On September 18, we submitted several deep learning models to the Open division of the MLPerf v0.7 inference benchmark. In this collaboration with Intel, we used our technology, the Automated Neural Architecture Constructor (AutoNAC), and integrated it with Intel’s OpenVINO toolkit to cut the inference latency and boost throughput of the ResNet-50 model. This collaboration successfully reduced ResNet-50’s latency by a factor of up to 11.8x and increased throughput by up to 11x–all while preserving the ResNet-50 accuracy (within 1%). These results clearly demonstrate the benefits of using algorithmic solutions to accelerate deep learning inference (see official results website). If your DL stack includes models that are based on Resnet-50, this post is definitely for you! 
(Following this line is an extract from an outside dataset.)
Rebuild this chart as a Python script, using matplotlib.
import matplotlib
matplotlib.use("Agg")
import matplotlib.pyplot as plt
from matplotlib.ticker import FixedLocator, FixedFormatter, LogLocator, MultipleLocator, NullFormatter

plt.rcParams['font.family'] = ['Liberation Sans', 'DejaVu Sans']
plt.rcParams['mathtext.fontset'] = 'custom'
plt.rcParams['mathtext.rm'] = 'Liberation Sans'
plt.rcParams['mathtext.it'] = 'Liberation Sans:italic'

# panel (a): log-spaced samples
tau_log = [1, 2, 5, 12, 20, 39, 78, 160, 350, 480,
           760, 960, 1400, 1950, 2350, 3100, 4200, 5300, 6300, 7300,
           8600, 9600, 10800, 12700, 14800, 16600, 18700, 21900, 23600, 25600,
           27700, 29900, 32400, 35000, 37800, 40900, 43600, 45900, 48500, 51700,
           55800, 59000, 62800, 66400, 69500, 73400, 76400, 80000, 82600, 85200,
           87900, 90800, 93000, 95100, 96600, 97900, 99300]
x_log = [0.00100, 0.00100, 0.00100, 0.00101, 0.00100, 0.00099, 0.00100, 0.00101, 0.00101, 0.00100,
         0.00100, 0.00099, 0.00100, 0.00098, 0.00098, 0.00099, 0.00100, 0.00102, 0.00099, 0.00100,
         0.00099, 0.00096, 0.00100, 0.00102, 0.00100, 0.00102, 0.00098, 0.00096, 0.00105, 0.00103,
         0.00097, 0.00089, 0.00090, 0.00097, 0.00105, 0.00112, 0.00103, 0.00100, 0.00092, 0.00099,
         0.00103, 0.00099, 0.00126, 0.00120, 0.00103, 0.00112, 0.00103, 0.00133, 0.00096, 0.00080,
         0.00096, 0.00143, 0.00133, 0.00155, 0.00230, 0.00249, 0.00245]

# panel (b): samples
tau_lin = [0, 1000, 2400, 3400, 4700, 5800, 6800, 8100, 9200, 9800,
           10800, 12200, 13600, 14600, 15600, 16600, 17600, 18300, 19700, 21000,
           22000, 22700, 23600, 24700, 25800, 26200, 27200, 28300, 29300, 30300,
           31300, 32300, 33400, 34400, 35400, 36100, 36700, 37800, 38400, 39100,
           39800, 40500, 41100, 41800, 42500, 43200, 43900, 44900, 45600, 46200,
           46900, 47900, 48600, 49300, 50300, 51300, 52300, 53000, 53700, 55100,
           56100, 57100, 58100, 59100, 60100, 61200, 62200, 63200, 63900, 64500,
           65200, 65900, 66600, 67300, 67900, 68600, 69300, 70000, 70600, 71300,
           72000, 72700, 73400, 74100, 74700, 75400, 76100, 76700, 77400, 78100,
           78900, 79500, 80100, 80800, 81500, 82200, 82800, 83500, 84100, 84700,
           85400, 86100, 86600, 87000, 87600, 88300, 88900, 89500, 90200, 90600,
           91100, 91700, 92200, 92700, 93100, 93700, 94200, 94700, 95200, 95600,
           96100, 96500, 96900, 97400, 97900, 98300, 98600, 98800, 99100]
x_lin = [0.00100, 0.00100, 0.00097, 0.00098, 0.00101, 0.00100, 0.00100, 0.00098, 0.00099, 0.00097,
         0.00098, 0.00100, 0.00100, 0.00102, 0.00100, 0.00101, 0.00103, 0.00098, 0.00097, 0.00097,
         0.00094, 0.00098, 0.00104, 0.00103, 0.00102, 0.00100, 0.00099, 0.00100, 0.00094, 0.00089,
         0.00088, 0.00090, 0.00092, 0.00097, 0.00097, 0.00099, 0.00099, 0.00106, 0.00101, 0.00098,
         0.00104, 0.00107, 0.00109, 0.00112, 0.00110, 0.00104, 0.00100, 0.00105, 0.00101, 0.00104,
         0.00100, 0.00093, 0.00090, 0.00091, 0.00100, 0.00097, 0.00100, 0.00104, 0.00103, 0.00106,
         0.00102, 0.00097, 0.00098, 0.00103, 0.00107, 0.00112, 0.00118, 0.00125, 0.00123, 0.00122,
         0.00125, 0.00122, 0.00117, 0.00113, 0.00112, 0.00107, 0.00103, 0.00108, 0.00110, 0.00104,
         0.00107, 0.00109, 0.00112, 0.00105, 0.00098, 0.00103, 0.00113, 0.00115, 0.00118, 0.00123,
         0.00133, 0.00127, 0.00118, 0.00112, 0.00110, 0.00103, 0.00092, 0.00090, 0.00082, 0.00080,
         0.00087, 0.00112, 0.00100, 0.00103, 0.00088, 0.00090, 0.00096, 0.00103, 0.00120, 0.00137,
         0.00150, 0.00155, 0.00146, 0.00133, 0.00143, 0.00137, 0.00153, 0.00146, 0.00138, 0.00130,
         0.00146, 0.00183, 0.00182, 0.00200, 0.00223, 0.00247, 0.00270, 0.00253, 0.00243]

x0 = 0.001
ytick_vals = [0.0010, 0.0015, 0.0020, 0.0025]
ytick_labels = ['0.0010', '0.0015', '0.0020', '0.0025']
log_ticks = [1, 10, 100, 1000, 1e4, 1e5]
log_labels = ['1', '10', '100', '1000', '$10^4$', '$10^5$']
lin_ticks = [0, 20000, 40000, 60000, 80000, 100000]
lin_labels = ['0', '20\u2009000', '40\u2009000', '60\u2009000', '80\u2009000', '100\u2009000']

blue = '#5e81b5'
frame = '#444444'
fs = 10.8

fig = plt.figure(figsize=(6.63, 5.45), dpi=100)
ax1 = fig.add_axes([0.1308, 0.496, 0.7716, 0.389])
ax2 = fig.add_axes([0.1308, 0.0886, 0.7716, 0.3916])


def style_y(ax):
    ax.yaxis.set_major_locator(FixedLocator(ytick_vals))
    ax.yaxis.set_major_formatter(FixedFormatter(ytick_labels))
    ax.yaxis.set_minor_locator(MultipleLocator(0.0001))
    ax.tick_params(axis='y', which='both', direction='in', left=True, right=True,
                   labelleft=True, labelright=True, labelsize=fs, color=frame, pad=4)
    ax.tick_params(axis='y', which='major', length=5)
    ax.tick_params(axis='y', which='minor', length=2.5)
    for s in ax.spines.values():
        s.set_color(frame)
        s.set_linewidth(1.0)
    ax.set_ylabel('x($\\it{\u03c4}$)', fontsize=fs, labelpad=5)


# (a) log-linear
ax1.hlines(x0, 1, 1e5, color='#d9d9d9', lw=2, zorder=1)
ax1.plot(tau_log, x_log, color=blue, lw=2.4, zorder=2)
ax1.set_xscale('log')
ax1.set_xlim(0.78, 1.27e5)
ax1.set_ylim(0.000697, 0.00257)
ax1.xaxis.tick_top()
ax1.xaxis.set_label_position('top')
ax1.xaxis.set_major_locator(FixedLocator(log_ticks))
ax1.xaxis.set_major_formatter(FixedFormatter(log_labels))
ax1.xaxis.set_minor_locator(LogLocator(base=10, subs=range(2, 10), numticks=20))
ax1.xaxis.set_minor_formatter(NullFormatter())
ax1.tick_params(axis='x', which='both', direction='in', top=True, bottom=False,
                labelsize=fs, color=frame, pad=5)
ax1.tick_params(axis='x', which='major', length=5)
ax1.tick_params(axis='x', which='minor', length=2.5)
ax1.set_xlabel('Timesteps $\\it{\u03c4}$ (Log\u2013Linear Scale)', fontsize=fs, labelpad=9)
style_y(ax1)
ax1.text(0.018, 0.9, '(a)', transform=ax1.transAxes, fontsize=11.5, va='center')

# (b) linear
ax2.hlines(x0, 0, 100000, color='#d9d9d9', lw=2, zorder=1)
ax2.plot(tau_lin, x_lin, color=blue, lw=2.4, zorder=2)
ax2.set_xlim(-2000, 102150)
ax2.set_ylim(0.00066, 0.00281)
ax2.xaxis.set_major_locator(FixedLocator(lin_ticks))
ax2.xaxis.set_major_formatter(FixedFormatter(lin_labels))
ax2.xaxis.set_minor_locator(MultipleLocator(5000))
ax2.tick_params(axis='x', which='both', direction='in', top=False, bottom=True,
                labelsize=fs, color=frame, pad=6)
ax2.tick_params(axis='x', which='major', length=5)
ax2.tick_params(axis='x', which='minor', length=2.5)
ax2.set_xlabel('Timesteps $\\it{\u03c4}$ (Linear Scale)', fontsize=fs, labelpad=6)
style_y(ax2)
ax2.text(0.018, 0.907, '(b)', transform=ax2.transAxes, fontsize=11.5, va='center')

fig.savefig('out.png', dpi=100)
What is MLPerf? The “Olympics” of neural network performance

Established by AI leaders from academia, industry, and research labs, MLPerf is a non-profit organization that provides fair and standardized benchmarks for measuring the training and inference performance of machine learning hardware, software, and services. There are two independent benchmark suites in MLPerf: Training and Inference. Each inference benchmark is defined by a model, dataset, quality target, and latency constraint. Every benchmark also contains two divisions: Open and Closed. The Open division allows modification of the neural architecture, in contrast to the Closed division, which is restricted to benchmarking a given neural architecture without modifications. We submitted to the Open ImageNet ResNet-50 track, and included results for latency and throughput. Moreover, we used three kinds of CPUs as our target hardware, due to the paramount importance of CPU inference in real world applications.
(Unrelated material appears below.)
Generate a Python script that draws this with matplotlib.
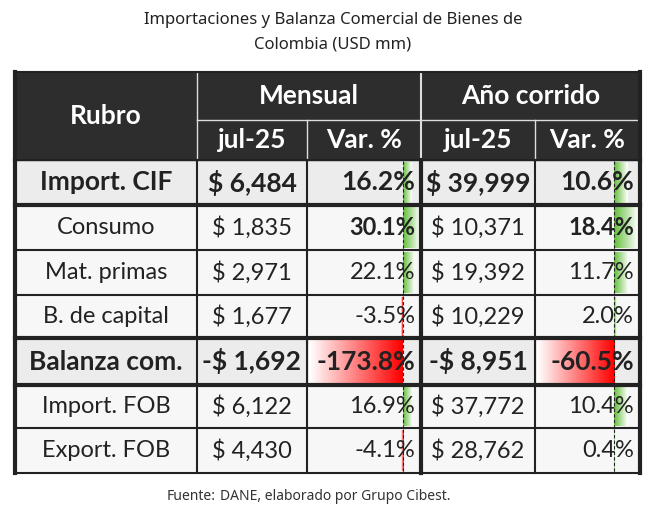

Why is CPU inference so important?

CPUs are ubiquitous, inherent inside everything from large data centers to tiny smartphones. They are also much cheaper than GPUs and consume less power. However, in many real-world applications of neural networks, the inference on CPU devices is difficult due to its high latency, or low throughput. Many research groups around the globe are trying to reduce the runtime of neural networks to enable more extensive use of deep learning inference on CPU devices. Making the move to run deep networks on the CPU has several direct implications. Communication time and costs associated with cloud GPU machines are reduced. New deep learning tasks can be performed in a real-time environment on edge devices. And companies that use large data centers can dramatically cut cloud costs, simply by changing the inference hardware from GPU to CPU.
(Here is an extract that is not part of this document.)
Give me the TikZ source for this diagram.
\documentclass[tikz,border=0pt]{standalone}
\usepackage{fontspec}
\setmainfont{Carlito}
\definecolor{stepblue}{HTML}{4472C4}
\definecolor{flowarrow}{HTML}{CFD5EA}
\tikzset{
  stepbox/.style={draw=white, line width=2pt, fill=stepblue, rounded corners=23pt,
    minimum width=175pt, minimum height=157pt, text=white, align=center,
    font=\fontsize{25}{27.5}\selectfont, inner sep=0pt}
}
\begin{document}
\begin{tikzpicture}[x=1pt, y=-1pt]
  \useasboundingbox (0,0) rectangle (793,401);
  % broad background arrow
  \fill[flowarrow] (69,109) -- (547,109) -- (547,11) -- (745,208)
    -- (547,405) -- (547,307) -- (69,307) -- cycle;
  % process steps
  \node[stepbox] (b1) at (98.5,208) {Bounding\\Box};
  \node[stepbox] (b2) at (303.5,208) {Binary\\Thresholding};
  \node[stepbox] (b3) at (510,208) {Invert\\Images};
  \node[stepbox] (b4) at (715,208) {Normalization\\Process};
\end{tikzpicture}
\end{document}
Deci’s AutoNAC and Intel’s OpenVino together achieve 11.8x Acceleration

MLPerf enabled us to test our core technology on a fair benchmark and we demonstrated top results in all of our submissions. According to the MLPerf rules, our goal was to maximally reduce the latency, or increase the throughput, while staying within 1% of ResNet-50. Table 1 displays the results for latency and throughput scenarios on the hardwares we tested. As shown, our optimized model improves latency between 5.16x and 11.8x when compared to vanilla ResNet-50. 

To further distinguish the improvements due to the AutoNAC, we compared a compiled 8-bit ResNet-50 precision to our submitted model. This comparison shows an improvement in latency of between 2.6x and 3.3x. What’s more, our throughput scenario submissions improved ResNet-50 vanilla’s throughput by a factor of 6.9x to 11x. Isolating the net effect of AutoNAC, when compared to a compiled 8-bit ResNet-50 precision, we can see an improvement factor in the range of 2.7x to 3.1x.

Table 1: Our results for latency and throughput scenarios. Three hardware types were tested. ResNet-50 vanilla is ResNet-50 compiled with OpenVINO to 32-bit. The “ResNet-50 OpenVINO 8-bit” columns show the same hardware with compilation to 8-bit, and the columns labeled “Deci” show the custom model after AutoNAC with 8-bit compilation.

Apples to apples comparison of the results

Although not the main goal, one of the nicest things about MLPerf is that it enabled us to compare our performance to other submitters. To compare apples to apples, we normalized each submission with the number of cores it used. Figure 1 shows our results compared to other submissions. This draws a very optimistic picture, with our throughput per core 3x higher than other submissions.

Figure 1: Comparison of throughput per-core[6] among submissions. On the x-axis the submissions from other companies, and the Intel Cascade Lake Core submission. The y-axis displays the throughput per core of the submission. The green bars are unverified results[3], the yellow and azure are Closed division submissions[5] and the blue is our Open division submission[4].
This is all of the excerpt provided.